I believe we must begin from a place of gratitude. We must hold in our minds a recognition that life can be, and has been, far worse. We must realize there are hard limits to the world, as revealed by science, and unchangeable aspects of human nature, as revealed by history, religion, philosophy, and literature. And these two facts in combination create permanent unsolvable problems for mankind, which we can only evade or mitigate through those traditions we once found so constraining.

To paraphrase the great G.K. Chesterton: “Before you tear down a fence, understand why it was put up in the first place.” I cannot fault a single person for wishing to make a better world for themselves and their children, but I can admonish some persons for being so ungrateful and ignorant, they mistake tradition itself as the cause of every evil under the sun. Small wonder then that their hairbrained alternatives routinely overlook those aspects of society without which it cannot function or perpetuate itself into the future.

And there are other things tied up in tradition besides moral guidance or the management of collective affairs. Tradition also involves how we delve into the mysteries of the universe; how we elevate the basic needs of food, shelter, and clothing into artforms unto themselves; how we represent truth and beauty and locate ourselves within the vast swirling cosmos beyond our all too brief and narrow experience.

It is miraculous that we have come as far as we have. And at any given time, we can throw that all away, through profound ingratitude and foolish innovations. A healthy respect for tradition opens the door to true wisdom. A lack of respect leads only to novelty worship and malign sophistry.

Now, not every tradition is equal, and not everything in a given tradition is worth preserving, but like the Chinese who show such great deference to the wisdom of their ancestors, I wish more in the West would admire or even learn about their own.

Like the Chinese, we are the legatees of a glorious tradition – a tradition that encompasses the poetry of Homer, the curiosity of Eratosthenes, the integrity of Cato, the courage of Saint Boniface, the vision of Michelangelo, the mirth of Mozart, the insights of Descartes, Hume, and Kant, the wit of Voltaire, the ingenuity of Watt, the moral urgency of Lincoln and Douglas.

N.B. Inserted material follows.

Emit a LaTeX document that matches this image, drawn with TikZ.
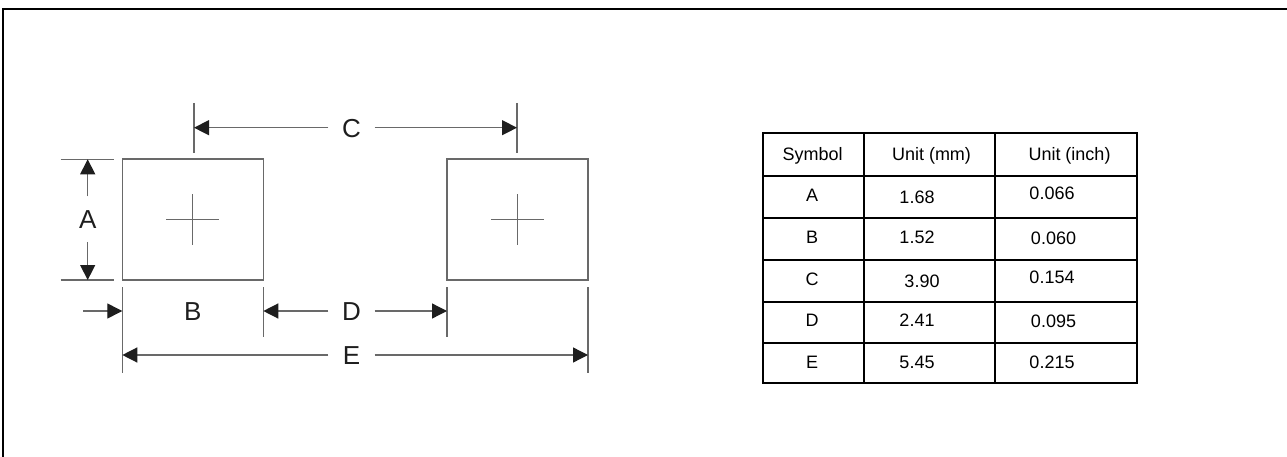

These and many more are responsible for the unique tradition into which we have been born. And it is this tradition, and no other, which has produced those foundational ideas we all too often take for granted, or assume are the defaults around the world. I am speaking here of the freedom of expression, of inquiry, of conscience. I am speaking of the rule of law, and equality under the law. I am speaking of inalienable rights, of trial by jury, of respect for women, of constitutional order and democratic procedure. I am speaking of evidence based reasoning and religious tolerance.

Now those are all things I wouldn’t give up for all the tea in China. You can have Karl Marx. We’ll give you him. But these are ours. They are the precious gems of our magnificent Western tradition, and if we do nothing else worthwhile in our lives, we can at least safeguard these things from contamination, or annihilation, by those who would thoughtlessly squander their inheritance.”